A Kansas City political science professor points out that the local homicide rate for 2016 was fully twice as high as that of the first eight months of 2014, prior to the shooting by a white officer of a black man in Ferguson, Missouri. He attributes this largely to what is called “the Ferguson effect” -- the police withdrawal from dangerous black neighborhoods in order to avoid a similar racial conflagration.
The Kansas City Sentinel reports that professor Ernest Evans calculated 41 homicides in Kansas City, Missouri, in the first eight months of 2014 and 41 more in the last four months after the Ferguson shooting. But in 2015 homicides spiked nearly 28 percent to 112, and the total rose again in 2016 to 125.
According to Evans, blacks accounted for 62 percent -- 51 -- of those homicide victims in 2014, as opposed to 31 for other races. In 2015 blacks accounted for 81 of the 112 homicide victims, and in 2016 there were 99 black homicide victims -- 79 percent of the total in a city that is 30 percent black.

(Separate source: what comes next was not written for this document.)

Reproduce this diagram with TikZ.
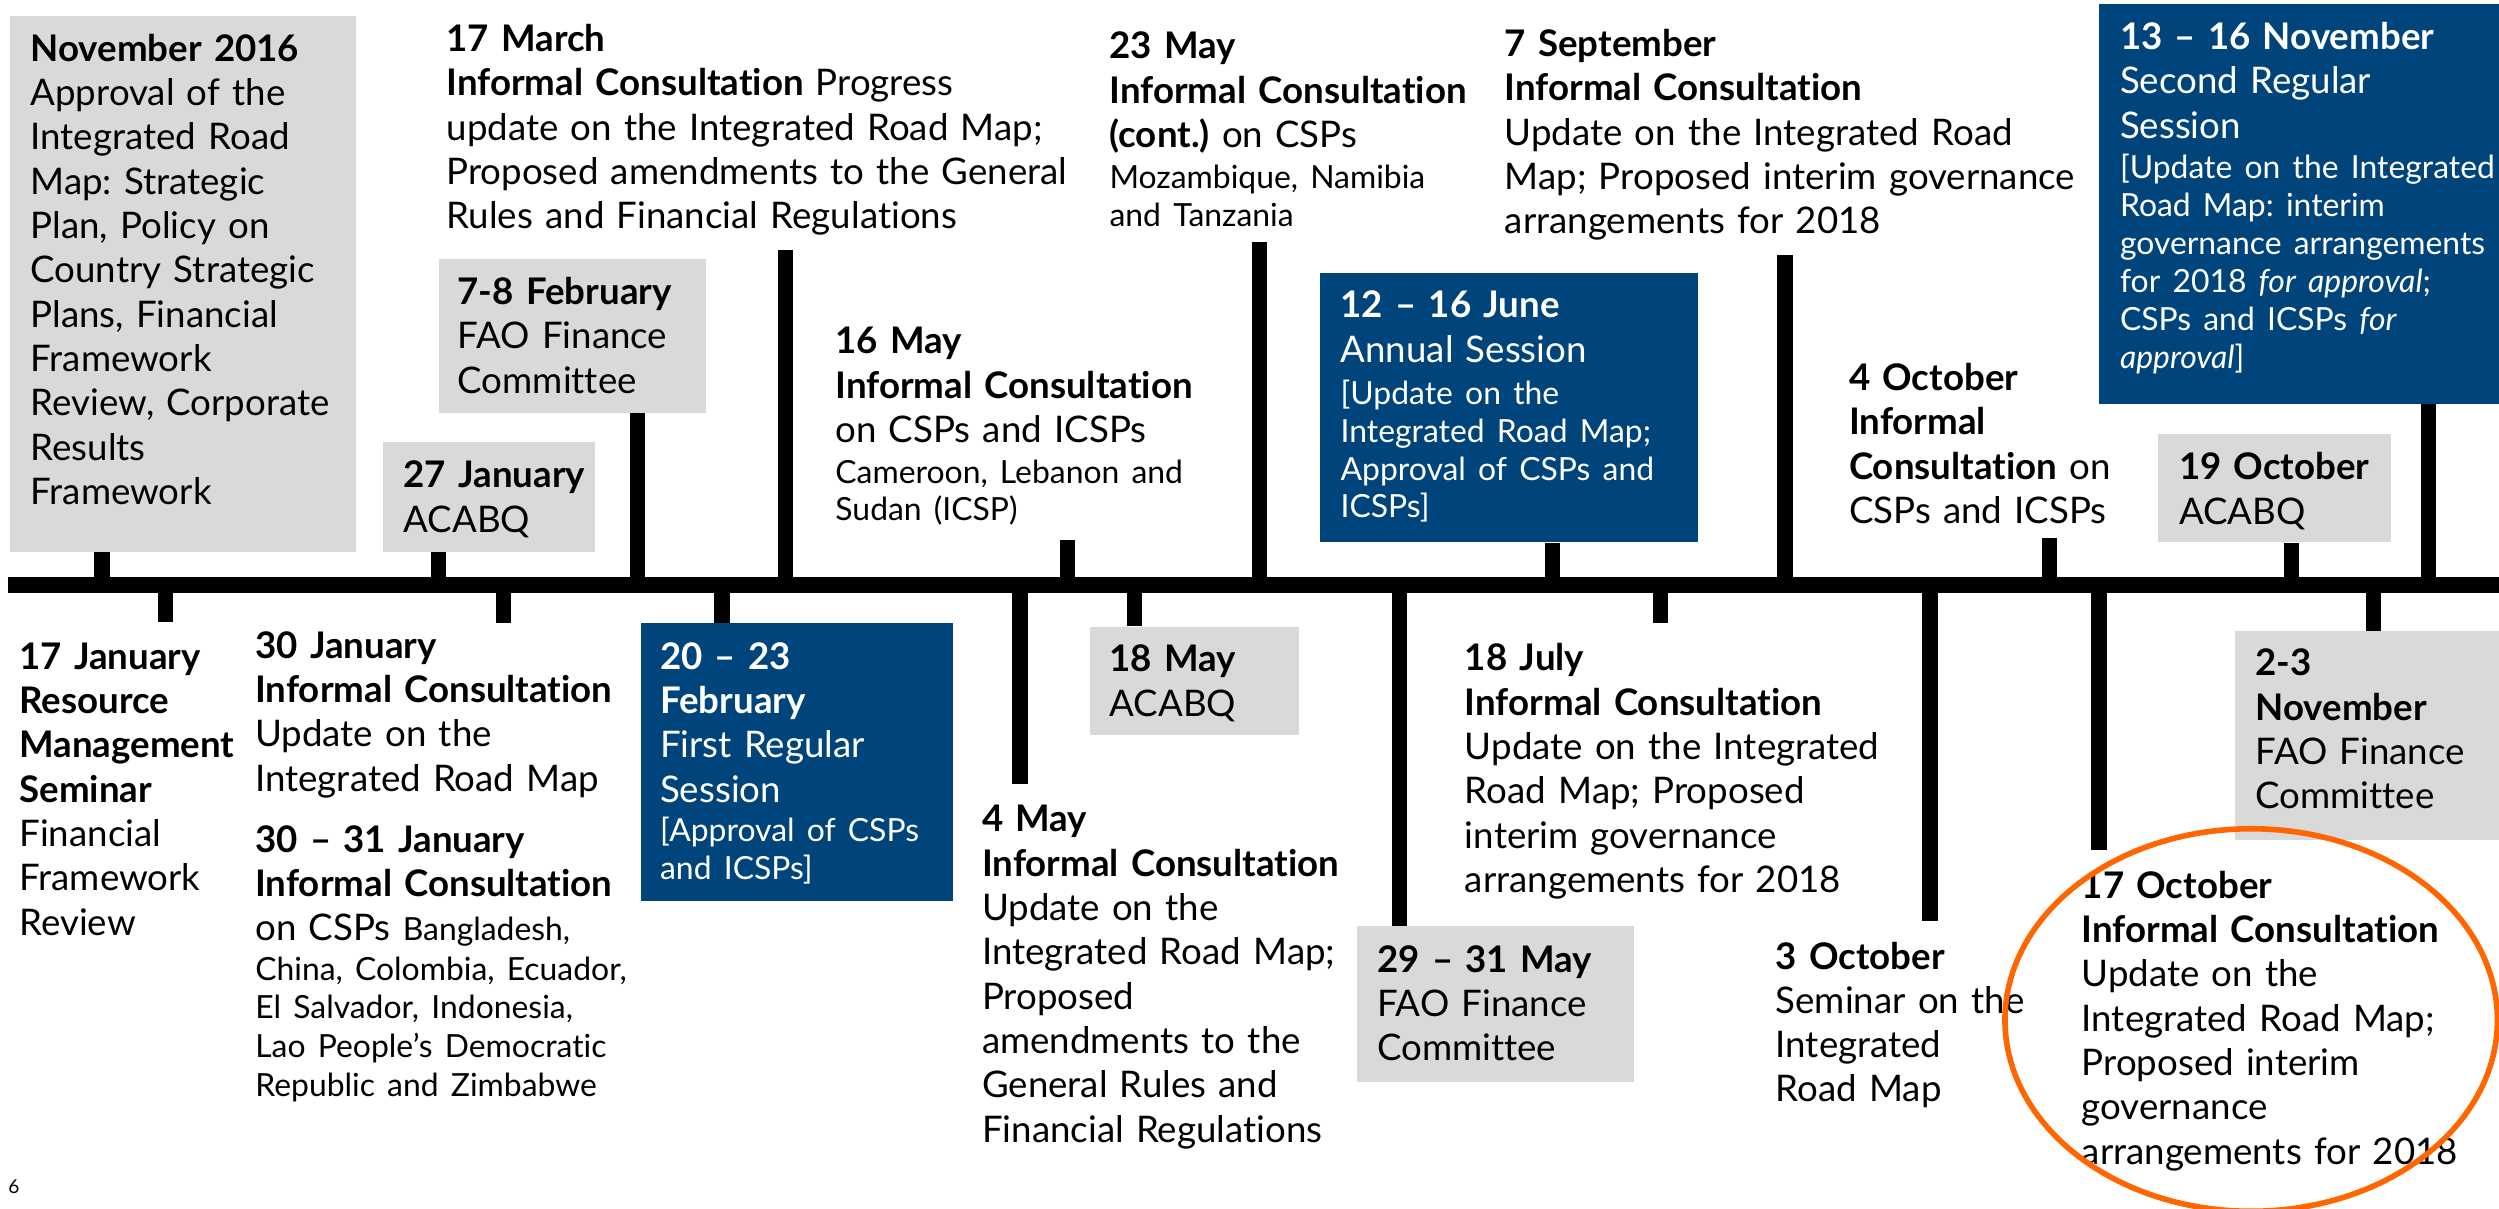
\documentclass[tikz,border=0pt]{standalone}
\usepackage{fontspec}
\setmainfont{Lato}[Ligatures=NoCommon]
\frenchspacing

\definecolor{boxgray}{RGB}{217,217,217}
\definecolor{boxblue}{RGB}{0,68,124}
\definecolor{ringorange}{RGB}{255,102,0}

\newcommand{\bigtxt}{\fontsize{23}{27.8}\selectfont}
\newcommand{\smalltxt}{\fontsize{20}{24}\selectfont}

\tikzset{
    graybox/.style={fill=boxgray, inner sep=0, anchor=north west},
    bluebox/.style={fill=boxblue, inner sep=0, anchor=north west},
    event/.style={anchor=base west, align=left, text width=420pt, inner sep=0, font=\bigtxt},
    session/.style={event, text=white},
    bar/.style={line width=10pt},
    tick/.style={line width=9.5pt},
}

\begin{document}
\begin{tikzpicture}[x=1pt, y=-1pt]

    \useasboundingbox (0,0) rectangle (1568,758);

    % Boxes
    \node[graybox, minimum width=217pt, minimum height=336pt] (nov16) at (6,10) {};
    \node[graybox, minimum width=133pt, minimum height=69pt] (jan27) at (240,277) {};
    \node[graybox, minimum width=168pt, minimum height=97pt] (feb78) at (275,162) {};
    \node[graybox, minimum width=131pt, minimum height=68pt] (may18) at (684,393) {};
    \node[graybox, minimum width=174pt, minimum height=98pt] (may29) at (851,581) {};
    \node[graybox, minimum width=146pt, minimum height=68pt] (oct19) at (1354,272) {};
    \node[graybox, minimum width=166pt, minimum height=131pt] (nov2) at (1402,396) {};
    \node[bluebox, minimum width=196pt, minimum height=174pt] (feb20) at (402,391) {};
    \node[bluebox, minimum width=237pt, minimum height=169pt] (jun12) at (828,171) {};
    \node[bluebox, minimum width=251pt, minimum height=251pt] (nov13) at (1317,2) {};

    % Texts above the line
    \node[event] (nov16txt) at (19,38.5) {\textbf{November 2016}\\ Approval of the\\
        Integrated Road\\ Map: Strategic\\ Plan, Policy on\\ Country Strategic\\
        Plans, Financial\\ Framework\\ Review, Corporate\\ Results\\ Framework};
    \node[event] (jan27txt) at (253,306) {\textbf{27 January}\\ ACABQ};
    \node[event] (feb78txt) at (287,191) {\textbf{7-8 February}\\ FAO Finance\\ Committee};
    \node[event] (mar17) at (280,32.4) {\textbf{17 March}\\
        \textbf{Informal Consultation} Progress\\ update on the Integrated Road Map;\\
        Proposed amendments to the General\\ Rules and Financial Regulations};
    \node[event] (may16) at (524,222) {\textbf{16 May}\\ \textbf{Informal Consultation}\\
        on CSPs and ICSPs\\[-2pt] {\smalltxt Cameroon, Lebanon and}\\[-4.5pt]
        {\smalltxt Sudan (ICSP)}};
    \node[event] (may23) at (696,37) {\textbf{23 May}\\ \textbf{Informal Consultation}\\
        \textbf{(cont.)} on CSPs\\[-2pt] {\smalltxt Mozambique, Namibia}\\[-4pt]
        {\smalltxt and Tanzania}};
    \node[session] (jun12txt) at (841,199.5) {\textbf{12 – 16 June}\\ Annual Session\\[-1.5pt]
        {\smalltxt [Update on the}\\[-4pt] {\smalltxt Integrated Road Map;}\\[-4pt]
        {\smalltxt Approval of CSPs and}\\[-4pt] {\smalltxt ICSPs]}};
    \node[event] (sep7) at (944,35.5) {\textbf{7 September}\\ \textbf{Informal Consultation}\\
        Update on the Integrated Road\\ Map; Proposed interim governance\\
        arrangements for 2018};
    \node[event] (oct4) at (1160,245) {\textbf{4 October}\\ \textbf{Informal}\\
        \textbf{Consultation} on\\ CSPs and ICSPs};
    \node[event] (oct19txt) at (1367,301) {\textbf{19 October}\\ ACABQ};
    \node[session] (nov13txt) at (1330,31) {\textbf{13 – 16 November}\\ Second Regular\\
        Session\\[-2.5pt] {\smalltxt [Update on the Integrated}\\[-4pt]
        {\smalltxt Road Map: interim}\\[-4pt] {\smalltxt governance arrangements}\\[-4pt]
        {\smalltxt for 2018 \textit{for approval};}\\[-4pt]
        {\smalltxt CSPs and ICSPs \textit{for}}\\[-4pt] {\smalltxt \textit{approval}]}};

    % Texts below the line
    \node[event] (jan17) at (12,420) {\textbf{17 January}\\ \textbf{Resource}\\
        \textbf{Management}\\ \textbf{Seminar}\\ Financial\\ Framework\\ Review};
    \node[event] (jan30) at (160,413) {\textbf{30 January}\\ \textbf{Informal Consultation}\\
        Update on the\\ Integrated Road Map};
    \node[event] (jan3031) at (160,534.6) {\textbf{30 – 31 January}\\
        \textbf{Informal Consultation}\\ on CSPs {\smalltxt Bangladesh,}\\[-3pt]
        {\smalltxt China, Colombia, Ecuador,}\\[-3.5pt] {\smalltxt El Salvador, Indonesia,}\\[-3.5pt]
        {\smalltxt Lao People’s Democratic}\\[-3.5pt] {\smalltxt Republic and Zimbabwe}};
    \node[session] (feb20txt) at (414,420) {\textbf{20 – 23}\\ \textbf{February}\\
        First Regular\\ Session\\[-3pt] {\smalltxt [Approval of CSPs}\\[-4pt]
        {\smalltxt and ICSPs]}};
    \node[event] (may4) at (616,522) {\textbf{4 May}\\ \textbf{Informal Consultation}\\
        Update on the\\ Integrated Road Map;\\ Proposed\\ amendments to the\\
        General Rules and\\ Financial Regulations};
    \node[event] (may18txt) at (696,421.5) {\textbf{18 May}\\ ACABQ};
    \node[event] (may29txt) at (864,610) {\textbf{29 – 31 May}\\ FAO Finance\\ Committee};
    \node[event] (jul18) at (919,421) {\textbf{18 July}\\ \textbf{Informal Consultation}\\
        Update on the Integrated\\ Road Map; Proposed\\ interim governance\\
        arrangements for 2018};
    \node[event] (oct3) at (1114,608) {\textbf{3 October}\\ Seminar on the\\ Integrated\\
        Road Map};
    \node[event] (oct17) at (1306,563.6) {\textbf{17 October}\\ \textbf{Informal Consultation}\\
        Update on the\\ Integrated Road Map;\\ Proposed interim\\ governance\\
        arrangements for 2018};
    \node[event] (nov2txt) at (1415,424) {\textbf{2-3}\\ \textbf{November}\\ FAO Finance\\
        Committee};

    \node[anchor=base west, inner sep=0, font=\fontsize{12}{14}\selectfont] (page) at (5,749) {6};

    % Timeline
    \coordinate (tstart) at (5,367);
    \coordinate (tend) at (1568,367);
    \foreach \n/\x in {nov16/64, jan27/275, feb78/400, mar17/493, may16/670, may23/790,
        jun12/974, sep7/1120, oct4/1286, oct19/1438, nov13/1524, jan17/104, jan30/316,
        feb20/453, may4/640, may18/712, may29/878, jul18/1042, oct3/1211, oct17/1317,
        nov2/1489}
        \coordinate (t\n) at (\x,367);

    \draw[bar] (tstart) -- (tend);

    % Ticks to boxes
    \foreach \n in {nov16, jan27, feb78, jun12, oct19, nov13}
        \draw[tick] (t\n) -- (t\n |- \n.south);
    \foreach \n in {feb20, may18, may29, nov2}
        \draw[tick] (t\n) -- (t\n |- \n.north);

    % Ticks to texts
    \foreach \n in {mar17, may16, may23, sep7, oct4}
        \draw[tick, shorten >=9pt] (t\n) -- (t\n |- \n.south);
    \foreach \n in {jan17, may4, jul18, oct3, oct17}
        \draw[tick, shorten >=13pt] (t\n) -- (t\n |- \n.north);
    \draw[tick, shorten >=5pt] (tjan30) -- (tjan30 |- jan30.north);

    % Highlight
    \draw[ringorange, line width=3.5pt] (1412.5,640) ellipse [x radius=154.5, y radius=120];

\end{tikzpicture}
\end{document}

As the Sentinel notes, "This trend resulted in 48 more black homicide deaths in 2016 than in 2014."
Why? “In contemporary American society,” Evans explains, “police officers are required to do, on a daily basis, a most un-PC thing: Use force against black people. And, as any veteran cop can tell you, there is no such thing as a “nice take down” – they all look terrible on camera.”
If police officers are to do their jobs conscientiously, Evans concludes, they must have confidence that the media and the authorities will not betray their trust as they did white officer Darren Wilson in Ferguson.
“When they lack such confidence,” says Evans, “out of sheer self-survival they abandon their duties in black neighborhoods. Nature abhors a vacuum–so the gangs and the criminal elements take over the streets in these neighborhoods and violence explodes.”